● **Rows from a dataset of charts and code**
• • • • • • •

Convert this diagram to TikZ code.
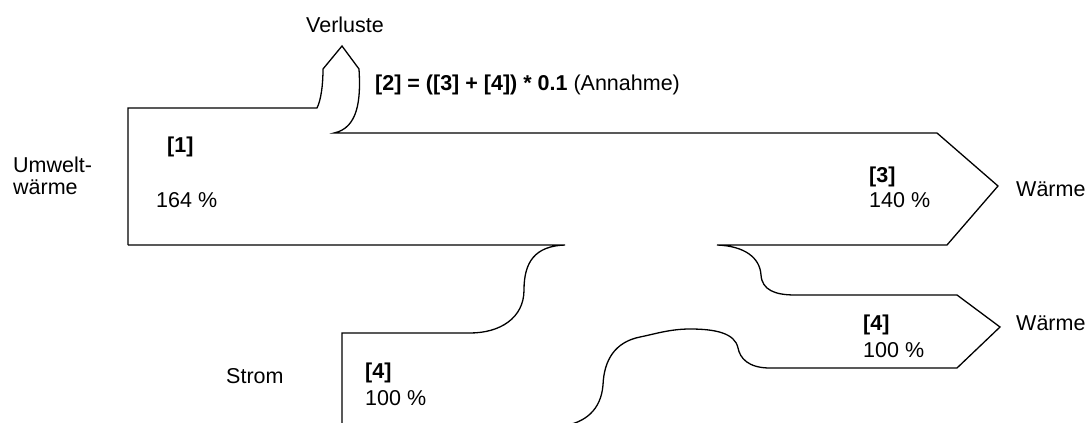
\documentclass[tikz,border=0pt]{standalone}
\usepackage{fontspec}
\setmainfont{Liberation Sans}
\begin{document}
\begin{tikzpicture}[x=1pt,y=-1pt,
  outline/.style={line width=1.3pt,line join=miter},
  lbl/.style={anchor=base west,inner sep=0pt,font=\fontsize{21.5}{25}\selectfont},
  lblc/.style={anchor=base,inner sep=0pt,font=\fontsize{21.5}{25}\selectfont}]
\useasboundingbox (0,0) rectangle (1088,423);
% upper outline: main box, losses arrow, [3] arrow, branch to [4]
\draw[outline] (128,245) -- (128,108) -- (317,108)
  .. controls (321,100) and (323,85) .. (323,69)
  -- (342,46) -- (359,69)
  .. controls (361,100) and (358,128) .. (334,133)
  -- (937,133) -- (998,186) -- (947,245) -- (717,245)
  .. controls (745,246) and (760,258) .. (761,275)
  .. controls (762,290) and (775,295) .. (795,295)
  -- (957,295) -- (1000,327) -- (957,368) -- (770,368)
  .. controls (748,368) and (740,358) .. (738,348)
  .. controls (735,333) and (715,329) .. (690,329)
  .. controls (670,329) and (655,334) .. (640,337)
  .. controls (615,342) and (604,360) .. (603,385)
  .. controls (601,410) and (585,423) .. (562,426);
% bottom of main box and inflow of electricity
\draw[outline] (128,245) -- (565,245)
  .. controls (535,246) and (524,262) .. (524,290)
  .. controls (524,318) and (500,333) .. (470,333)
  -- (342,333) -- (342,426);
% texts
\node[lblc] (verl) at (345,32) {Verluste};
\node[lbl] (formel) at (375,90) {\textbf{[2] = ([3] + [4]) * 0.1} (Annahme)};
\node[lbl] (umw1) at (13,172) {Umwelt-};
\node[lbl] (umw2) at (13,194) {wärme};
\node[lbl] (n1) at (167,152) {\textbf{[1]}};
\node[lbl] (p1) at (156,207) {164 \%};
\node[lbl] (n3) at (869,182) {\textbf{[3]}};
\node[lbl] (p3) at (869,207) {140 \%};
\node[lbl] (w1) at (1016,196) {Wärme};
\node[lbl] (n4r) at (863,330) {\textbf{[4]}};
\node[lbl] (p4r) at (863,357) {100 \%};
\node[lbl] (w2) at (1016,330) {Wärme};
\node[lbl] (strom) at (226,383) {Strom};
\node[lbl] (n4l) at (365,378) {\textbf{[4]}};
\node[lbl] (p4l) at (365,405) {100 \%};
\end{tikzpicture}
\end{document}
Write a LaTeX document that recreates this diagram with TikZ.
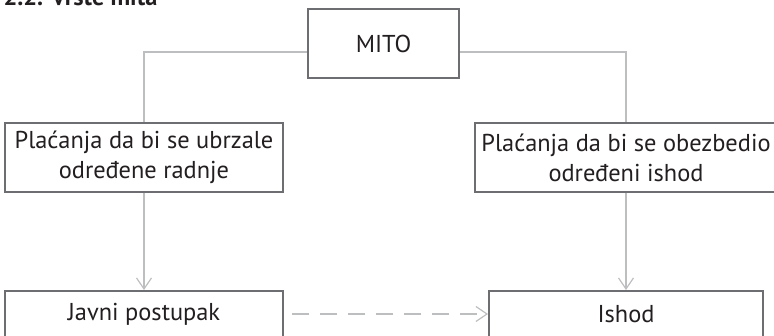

• • • • • • •

● **Goal of the exercise**
Print all of the records shown above exactly, leaving out each picture.

● **Response below**
Convert this diagram to TikZ code.
\documentclass[tikz,border=0pt]{standalone}
\usepackage{fontspec}
\setmainfont{Liberation Sans}
\begin{document}
\begin{tikzpicture}[x=1pt,y=-1pt,
  outline/.style={line width=1.3pt,line join=miter},
  lbl/.style={anchor=base west,inner sep=0pt,font=\fontsize{21.5}{25}\selectfont},
  lblc/.style={anchor=base,inner sep=0pt,font=\fontsize{21.5}{25}\selectfont}]
\useasboundingbox (0,0) rectangle (1088,423);
% upper outline: main box, losses arrow, [3] arrow, branch to [4]
\draw[outline] (128,245) -- (128,108) -- (317,108)
  .. controls (321,100) and (323,85) .. (323,69)
  -- (342,46) -- (359,69)
  .. controls (361,100) and (358,128) .. (334,133)
  -- (937,133) -- (998,186) -- (947,245) -- (717,245)
  .. controls (745,246) and (760,258) .. (761,275)
  .. controls (762,290) and (775,295) .. (795,295)
  -- (957,295) -- (1000,327) -- (957,368) -- (770,368)
  .. controls (748,368) and (740,358) .. (738,348)
  .. controls (735,333) and (715,329) .. (690,329)
  .. controls (670,329) and (655,334) .. (640,337)
  .. controls (615,342) and (604,360) .. (603,385)
  .. controls (601,410) and (585,423) .. (562,426);
% bottom of main box and inflow of electricity
\draw[outline] (128,245) -- (565,245)
  .. controls (535,246) and (524,262) .. (524,290)
  .. controls (524,318) and (500,333) .. (470,333)
  -- (342,333) -- (342,426);
% texts
\node[lblc] (verl) at (345,32) {Verluste};
\node[lbl] (formel) at (375,90) {\textbf{[2] = ([3] + [4]) * 0.1} (Annahme)};
\node[lbl] (umw1) at (13,172) {Umwelt-};
\node[lbl] (umw2) at (13,194) {wärme};
\node[lbl] (n1) at (167,152) {\textbf{[1]}};
\node[lbl] (p1) at (156,207) {164 \%};
\node[lbl] (n3) at (869,182) {\textbf{[3]}};
\node[lbl] (p3) at (869,207) {140 \%};
\node[lbl] (w1) at (1016,196) {Wärme};
\node[lbl] (n4r) at (863,330) {\textbf{[4]}};
\node[lbl] (p4r) at (863,357) {100 \%};
\node[lbl] (w2) at (1016,330) {Wärme};
\node[lbl] (strom) at (226,383) {Strom};
\node[lbl] (n4l) at (365,378) {\textbf{[4]}};
\node[lbl] (p4l) at (365,405) {100 \%};
\end{tikzpicture}
\end{document}
Write a LaTeX document that recreates this diagram with TikZ.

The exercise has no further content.